New Day, New You

Sean Kennedy

Sean Kennedy
Sean Kennedy

How are your resolutions coming today? I hope that you aren’t distraught over not having reached your goals yet; you have nothing but time.

New Year’s Resolutions are great in theory and can be an excellent way to inspire change within one’s self, but many of us struggle with them in practice because of the undue pressure we put on ourselves to achieve them. Most resolutions fail because we worry too much about reaching the end result “in time,” and as a result, we lose focus on taking the steps that will get us to where we want to go. No doubt, fulfilling the promises you made yourself at the beginning of the year is hard work. That’s why I prefer making Daily Resolutions.

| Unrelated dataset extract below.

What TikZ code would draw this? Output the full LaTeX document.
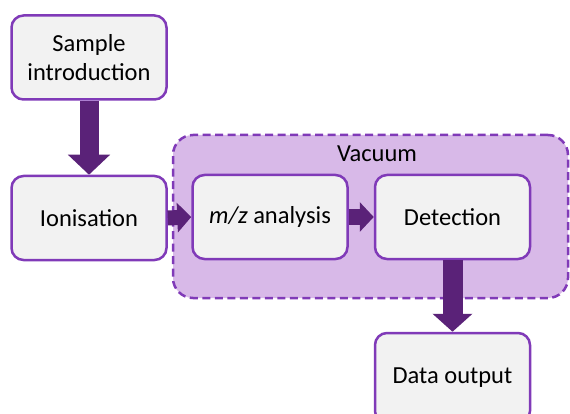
\documentclass[tikz,border=0pt]{standalone}
\usepackage{fontspec}
\setmainfont{Carlito}
\usepackage{tikz}
\usetikzlibrary{arrows.meta, calc}

\definecolor{boxline}{RGB}{128,58,184}
\definecolor{boxfill}{RGB}{242,242,242}
\definecolor{vacfill}{RGB}{216,185,232}
\definecolor{flowcol}{RGB}{90,34,120}

\tikzset{
  stage/.style={draw=boxline, fill=boxfill, line width=2.5pt, rounded corners=12pt,
    minimum width=155pt, minimum height=84pt, align=center, inner sep=0pt,
    font=\fontsize{24.5}{29}\selectfont},
  chamber/.style={draw=boxline, fill=vacfill, line width=2.5pt, rounded corners=20pt,
    dash pattern=on 8pt off 4.5pt, minimum width=395pt, minimum height=163pt, inner sep=0pt},
  flowdown/.style={draw=flowcol, line width=19pt, -{Triangle[width=41pt,length=20pt]}},
  flowright/.style={draw=flowcol, line width=15pt, -{Triangle[width=29pt,length=14pt]}},
  flowout/.style={draw=flowcol, line width=20pt, -{Triangle[width=39pt,length=18pt]}}
}

\begin{document}
\begin{tikzpicture}[x=1pt, y=-1pt]
\useasboundingbox (0,0) rectangle (570,414);

%---vacuum chamber---
\node[chamber] (vac) at (370.5,216.5) {};
\node[font=\fontsize{24.5}{29}\selectfont] (vaclbl) at (377,154) {Vacuum};

%---stages---
\node[stage] (sample) at (89,57.5) {Sample\\introduction};
\node[stage] (ion) at (89,218) {Ionisation};
\node[stage] (mz) at (270,217) {\textit{m/z} analysis};
\node[stage] (det) at (452.5,217) {Detection};
\node[stage, minimum height=90pt] (out) at (452.5,378) {Data output};

%---flow---
\draw[flowdown] (sample.south) -- (ion.north);
\draw[flowright] (ion.east) -- (mz.west);
\draw[flowright] (mz.east) -- (det.west);
\draw[flowout] (det.south) -- (out.north);

\end{tikzpicture}
\end{document}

The biggest issue with New Year’s Resolutions is that they are often so lofty that the long journey ahead overwhelms those of us who make them; the end goal is treated as a destination instead of a journey, and our motivation seeps when we realize all the steps that separate us from what we desire. Daily Resolutions are more effective because they shift the focus from working on the difficult, long-term goal to the easy, short-term steps needed to build up to that goal.

Take a house, for instance. Architects don’t say “I want a house that looks like (x) and is (y) big,” and then have it magically built in one day; it takes time for construction to lay a foundation, build the framework, and add everything that goes into a house. The resolutions we hold ourselves to are the same way; you have to start at the foundation.

Almost every resolution one can make revolves around changing habits or mindsets, which is so easy to forget when focused solely on the end goal. Daily Resolutions help keep focus on those habits, and concentrates your energy on breaking or changing your habits one day at a time. Take weight loss, for instance: instead of making a vague, lofty goal of “I’m going to exercise more” or “I’m going to eat less,” one could try a Daily Resolution of “I’m going to run for 30 minutes today,” or “I’m not going to have any junk food today.” Breaking your big, long-term goals into easy, specific things you can accomplish each day helps to keep yourself motivated and feel more in control of changing yourself. It can be easy to feel powerless to change yourself, but taking the process a day at a time can help you feel in charge of confronting the aspects of yourself you find less desirable. It changes the mindset that I, and many others have felt too often of “I’m unhappy with how things are, with how I am,” to “OK, so what am I going to do about it?”

Let me give you an example. At the end of high school, when asked what my career goals were, I replied that I wanted to be a rockstar, despite being scarcely involved in music up to that point. You can imagine the reaction I got. I knew that that goal is laughably difficult, but I resolved to do what I could since “wanting” it wasn’t getting me any closer. Freshman year, I took a voice class, joined the Men’s Chorus and took advantage of private help when I could. Over the summer, I spent a good portion of the money from my summer job to study with Dr. Seesholtz from the Music Department, and in the fall I took Music Theory and joined KCSU. At the end of 2014, had I accomplished my goal of becoming a rockstar? No, but I laid the foundation for future progress, and most importantly, gained the confidence and determination to pursue what makes me happy.

Resolutions can be a great way to push ourselves in the new year, as long as we can learn to appreciate the process of change for what it is. The point of resolutions isn’t so much the tangible change as it is embracing new habits and developing your psyche to believe that you have the power and determination to take on any challenge that enters your road to self-love and satisfaction. What journey are you on this year? What steps will you take today?